Sequential and simultaneous mutation pairs are enriched in functional categories. We determine the identity of the top 100 pairs of significant hits for (A) sequential mutation pairs and (C) simultaneous mutation pairs. We categorize mutation pairs as those where a known resistance mutation occurs first, known resistance mutation occurs second, both mutations are known resistance mutations, one mutation is in a known antigen protein, both mutations are in a known antigen protein, or other category (not any of the above). For simultaneous mutations, we compute the categories for the top 100 hits found within 100 bp on the genome and for the top 100 hits found outside 100 bp. The genomic distance in megabases of all pairs of significant dependent mutations for (B) sequential mutations and (D) simultaneous mutations are shown.

Fig. 4.

Dependent mutations within resistance-associated genes. We measured the identity and prevalence of significant dependent mutations occurring after initial resistance evolution. (A) Mutations that occur after mutations in known antibiotic resistance genes, visualized on the genome using pyCircos (github.com/ponnhide/pyCircos), with colors corresponding to the antibiotics in B. Antibiotics with shared genetic basis of resistance are shown in the same color. Only mutations that happen sequentially at least five times are shown. (B) Fraction of resistant strains that display one or more pairs of sequential dependent mutations. (C) Example of pairs of dependent mutations within the kanamycin resistance pathway, shown on a per-gene basis.

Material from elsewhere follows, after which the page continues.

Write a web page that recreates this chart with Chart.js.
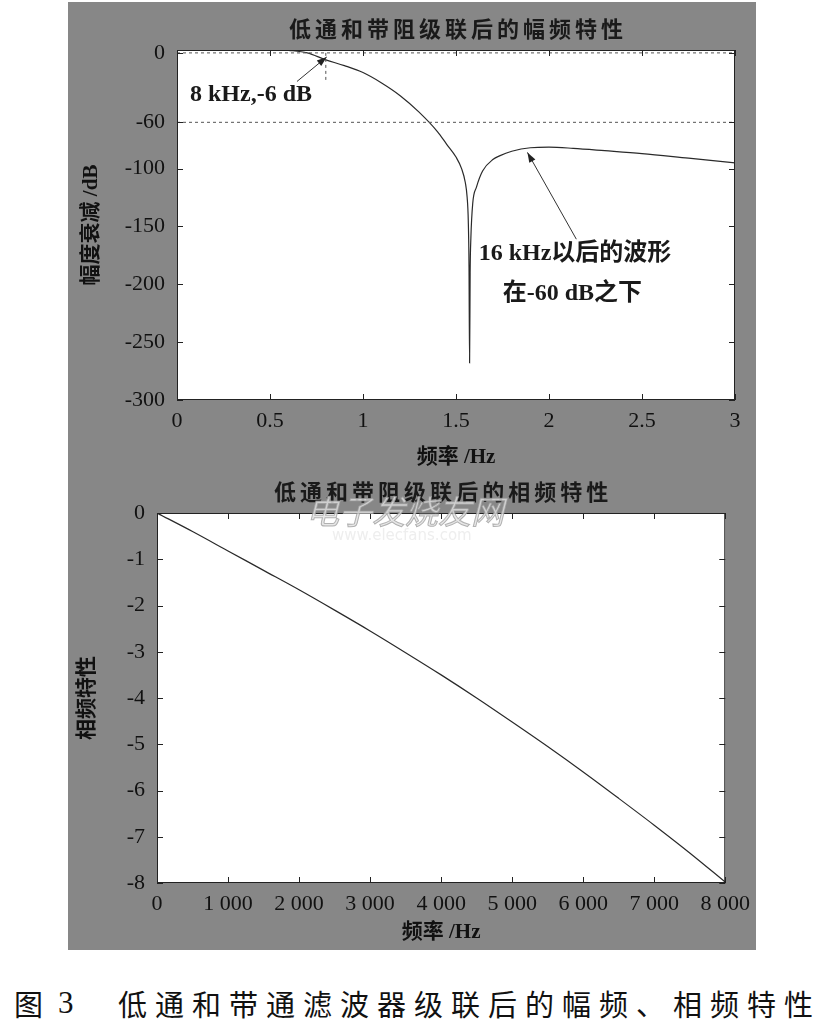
<!DOCTYPE html>
<html>
<head>
<meta charset="utf-8">
<script src="https://cdn.jsdelivr.net/npm/chart.js"></script>
<style>
  body { margin: 0; background: #fff; width: 821px; height: 1031px; position: relative; overflow: hidden; }
  #panel { position: absolute; left: 68px; top: 2px; width: 688px; height: 948px; background: #878787; }
  .box { position: absolute; left: 68px; width: 690px; height: 475px; }
  #box1 { top: 0; }
  #box2 { top: 475px; }
  #mark { position: absolute; left: 306px; top: 486px; font: 33px 'Noto Sans CJK SC'; color: rgba(225,225,225,0.8);
          -webkit-text-stroke: 1px rgba(150,150,150,0.7); font-style: italic; white-space: nowrap; }
  #url { position: absolute; left: 332px; top: 526px; font: 15px 'DejaVu Sans'; color: #eee; white-space: nowrap; }
  .cap { position: absolute; top: 985px; line-height: 36px; font-size: 29px; color: #111; white-space: nowrap; }
  #cap1 { left: 14px; font-family: 'Noto Sans CJK SC'; }
  #cap2 { left: 58px; font-family: 'Liberation Serif'; font-size: 31px; }
  #cap3 { left: 118px; font-family: 'Noto Sans CJK SC'; letter-spacing: 8px; }
</style>
</head>
<body>
<div id="panel"></div>
<div class="box" id="box1"><canvas id="magChart"></canvas></div>
<div class="box" id="box2"><canvas id="phaseChart"></canvas></div>
<div id="mark">电子发烧友网</div>
<div id="url">www.elecfans.com</div>
<div class="cap" id="cap1">图</div>
<div class="cap" id="cap2">3</div>
<div class="cap" id="cap3">低通和带通滤波器级联后的幅频、相频特性</div>
<script>
// 幅频特性 (横轴单位按原图: 0~3)
const magFreq = [0, 0.3, 0.5, 0.6, 0.7, 0.8, 0.9, 1.0, 1.1, 1.2, 1.3, 1.4, 1.45, 1.5, 1.53,
  1.55, 1.56, 1.566, 1.57, 1.573, 1.576, 1.58, 1.59, 1.61, 1.643, 1.7, 1.734, 1.8, 1.9, 2.0,
  2.13, 2.3, 2.5, 2.75, 3.0];
const magDb = [4, 4, 3.5, 2.2, 0, -6, -11, -17, -26, -37, -51, -68, -79, -90, -100,
  -112, -125, -145, -185, -268, -190, -160, -130, -116, -102, -92, -89, -85, -82, -81.5,
  -82.5, -84.5, -87, -91, -95];
const magTicksX = [0, 0.5, 1, 1.5, 2, 2.5, 3];
const magTicksY = [0, -60, -100, -150, -200, -250, -300];
const refLevels = [0, -60];       // 虚线参考电平
const markFreq = 0.8;             // 8 kHz 标记
const markSpan = [0, -25];

// 相频特性
const phaseFreq = [0, 500, 1000, 1500, 2000, 2500, 3000, 3500, 4000, 4500, 5000, 5500, 6000, 6500, 7000, 7500, 8000];
const phaseVal = [0, -0.4, -0.82, -1.24, -1.66, -2.1, -2.55, -3.02, -3.5, -4.0, -4.52, -5.05, -5.6, -6.17, -6.75, -7.35, -7.98];
const phaseTicksX = [0, 1000, 2000, 3000, 4000, 5000, 6000, 7000, 8000];
const phaseTickLabels = ['0', '1 000', '2 000', '3 000', '4 000', '5 000', '6 000', '7 000', '8 000'];
const phaseTicksY = [0, -1, -2, -3, -4, -5, -6, -7, -8];

const tickFont = { family: "'Liberation Serif', 'Noto Sans CJK SC'", size: 22 };
const axisFont = { family: "'Liberation Serif', 'Noto Sans CJK SC'", size: 21, weight: 'bold' };
const ink = '#111';

function line(ctx, x1, y1, x2, y2) {
  ctx.beginPath(); ctx.moveTo(x1, y1); ctx.lineTo(x2, y2); ctx.stroke();
}

// 白色绘图区、边框、向内刻度、标题和注释
const frame = {
  id: 'frame',
  beforeDraw(chart) {
    const { ctx, chartArea: a } = chart;
    ctx.save();
    ctx.fillStyle = '#fff';
    ctx.fillRect(a.left, a.top, a.width, a.height);
    ctx.restore();
  },
  afterDraw(chart, args, opts) {
    const { ctx, chartArea: a, scales: { x, y } } = chart;
    ctx.save();
    ctx.strokeStyle = '#222';
    ctx.lineWidth = 1;
    ctx.strokeRect(a.left + 0.5, a.top + 0.5, a.width - 1, a.height - 1);
    x.ticks.forEach(t => {
      const px = Math.round(x.getPixelForValue(t.value)) + 0.5;
      line(ctx, px, a.bottom, px, a.bottom - 6);
      line(ctx, px, a.top, px, a.top + 6);
    });
    y.ticks.forEach(t => {
      const py = Math.round(y.getPixelForValue(t.value)) + 0.5;
      line(ctx, a.left, py, a.left + 6, py);
      line(ctx, a.right, py, a.right - 6, py);
    });

    // 标题
    ctx.fillStyle = '#1a1a1a';
    ctx.font = "bold 22px 'Noto Sans CJK SC'";
    ctx.letterSpacing = '4px';
    ctx.textAlign = 'center';
    ctx.textBaseline = 'middle';
    ctx.fillText(opts.title, (a.left + a.right) / 2 + 2, opts.titleY);
    ctx.letterSpacing = '0px';

    // 注释文字
    ctx.font = "bold 24px 'Liberation Serif', 'Noto Sans CJK SC'";
    (opts.notes || []).forEach(n => {
      ctx.textAlign = n.align;
      ctx.fillText(n.text, x.getPixelForValue(n.x), y.getPixelForValue(n.y));
    });

    // 箭头
    ctx.strokeStyle = '#333';
    ctx.fillStyle = '#222';
    (opts.arrows || []).forEach(ar => {
      const x1 = x.getPixelForValue(ar.from[0]), y1 = y.getPixelForValue(ar.from[1]);
      const x2 = x.getPixelForValue(ar.to[0]), y2 = y.getPixelForValue(ar.to[1]);
      line(ctx, x1, y1, x2, y2);
      const ang = Math.atan2(y2 - y1, x2 - x1);
      ctx.beginPath();
      ctx.moveTo(x2, y2);
      ctx.lineTo(x2 - 10 * Math.cos(ang) + 3.5 * Math.sin(ang), y2 - 10 * Math.sin(ang) - 3.5 * Math.cos(ang));
      ctx.lineTo(x2 - 10 * Math.cos(ang) - 3.5 * Math.sin(ang), y2 - 10 * Math.sin(ang) + 3.5 * Math.cos(ang));
      ctx.closePath();
      ctx.fill();
    });
    ctx.restore();
  }
};

function axisX(min, max, ticks, labels, titleText, height, titlePad) {
  return {
    type: 'linear', min: min, max: max,
    afterBuildTicks: s => { s.ticks = ticks.map(v => ({ value: v })); },
    afterFit: s => { s.height = height; },
    grid: { display: false, drawTicks: false },
    border: { display: false },
    ticks: {
      padding: 8, font: tickFont, color: ink, maxRotation: 0, autoSkip: false,
      callback: (v, i) => labels ? labels[i] : String(v)
    },
    title: { display: true, text: titleText, font: axisFont, color: ink, padding: { top: 0, bottom: titlePad } }
  };
}

function axisY(min, max, ticks, titleText, width, titlePad) {
  return {
    type: 'linear', min: min, max: max,
    afterBuildTicks: s => { s.ticks = ticks.map(v => ({ value: v })); },
    afterFit: s => { s.width = width; },
    grid: { display: false, drawTicks: false },
    border: { display: false },
    ticks: { padding: 12, font: tickFont, color: ink, autoSkip: false, callback: v => String(v) },
    title: { display: true, text: titleText, font: axisFont, color: ink, padding: { top: titlePad, bottom: 0 } }
  };
}

const magData = magFreq.map((f, i) => ({ x: f, y: magDb[i] }));
const refSets = refLevels.map(v => ({
  data: [{ x: 0, y: v }, { x: 3, y: v }],
  borderColor: '#555', borderWidth: 1, borderDash: [3, 3], pointRadius: 0
}));

new Chart(document.getElementById('magChart'), {
  type: 'line',
  data: {
    datasets: [
      ...refSets,
      {
        data: [{ x: markFreq, y: markSpan[0] }, { x: markFreq, y: markSpan[1] }],
        borderColor: '#555', borderWidth: 1, borderDash: [3, 3], pointRadius: 0
      },
      {
        data: magData, borderColor: '#2a2a2a', borderWidth: 1.2, pointRadius: 0,
        cubicInterpolationMode: 'monotone'
      }
    ]
  },
  options: {
    responsive: true,
    maintainAspectRatio: false,
    animation: false,
    layout: { padding: { top: 50, right: 23, left: 0, bottom: 0 } },
    plugins: {
      legend: { display: false },
      tooltip: { enabled: false },
      frame: {
        title: '低通和带阻级联后的幅频特性', titleY: 29,
        notes: [
          { text: '8 kHz,-6 dB', x: 0.07, y: -36, align: 'left' },
          { text: '16 kHz以后的波形', x: 2.14, y: -174, align: 'center' },
          { text: '在-60 dB之下', x: 2.126, y: -208, align: 'center' }
        ],
        arrows: [
          { from: [0.645, -24.7], to: [0.805, -3.5] },
          { from: [2.147, -161], to: [1.884, -86] }
        ]
      }
    },
    scales: {
      x: axisX(0, 3, magTicksX, null, '频率 /Hz', 75, 5),
      y: axisY(-300, 2.5, magTicksY, '幅度衰减 /dB', 109, 11)
    }
  },
  plugins: [frame]
});

new Chart(document.getElementById('phaseChart'), {
  type: 'line',
  data: {
    datasets: [{
      data: phaseFreq.map((f, i) => ({ x: f, y: phaseVal[i] })),
      borderColor: '#2a2a2a', borderWidth: 1.2, pointRadius: 0,
      cubicInterpolationMode: 'monotone'
    }]
  },
  options: {
    responsive: true,
    maintainAspectRatio: false,
    animation: false,
    layout: { padding: { top: 38, right: 23, left: 0, bottom: 0 } },
    plugins: {
      legend: { display: false },
      tooltip: { enabled: false },
      frame: { title: '低通和带阻级联后的相频特性', titleY: 17 }
    },
    scales: {
      x: axisX(0, 8000, phaseTicksX, phaseTickLabels, '频率 /Hz', 67, 5),
      y: axisY(-8, 0, phaseTicksY, '相频特性', 89, 7)
    }
  },
  plugins: [frame]
});
</script>
</body>
</html>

Kanamycin's inhibition of the ribosome is blunted by ribosomal RNA mutations, while cellular kanamycin levels are reduced by increased levels of Eis, putatively caused by both mutations in the eis promoter region and mutations in the regulatory proteins WhiB7 and WhiB6. Dependencies between these mutations demonstrate multistep resistance evolution.

Fig. 5.

Dependencies between antibiotics. The detected significant dependent mutations between resistance-conferring mutations follow a particular order that mirrors the usage of different antibiotics. For each antibiotic, we took the top dependent pair between known resistance-conferring genes and other genes and between known resistance genes for different antibiotics. We display pairs and links where mutation a occurs sequentially or simultaneously with mutation b at least ten times. Link intensity corresponds to the number of occurrences. The prefix “p_” before a gene name indicates that the mutations are found in the upstream region of that gene. The drug para-aminosalicylic acid (PAS) is not included in the WHO catalog, but folC is a candidate resistance gene for this drug (Wei et al. 2019).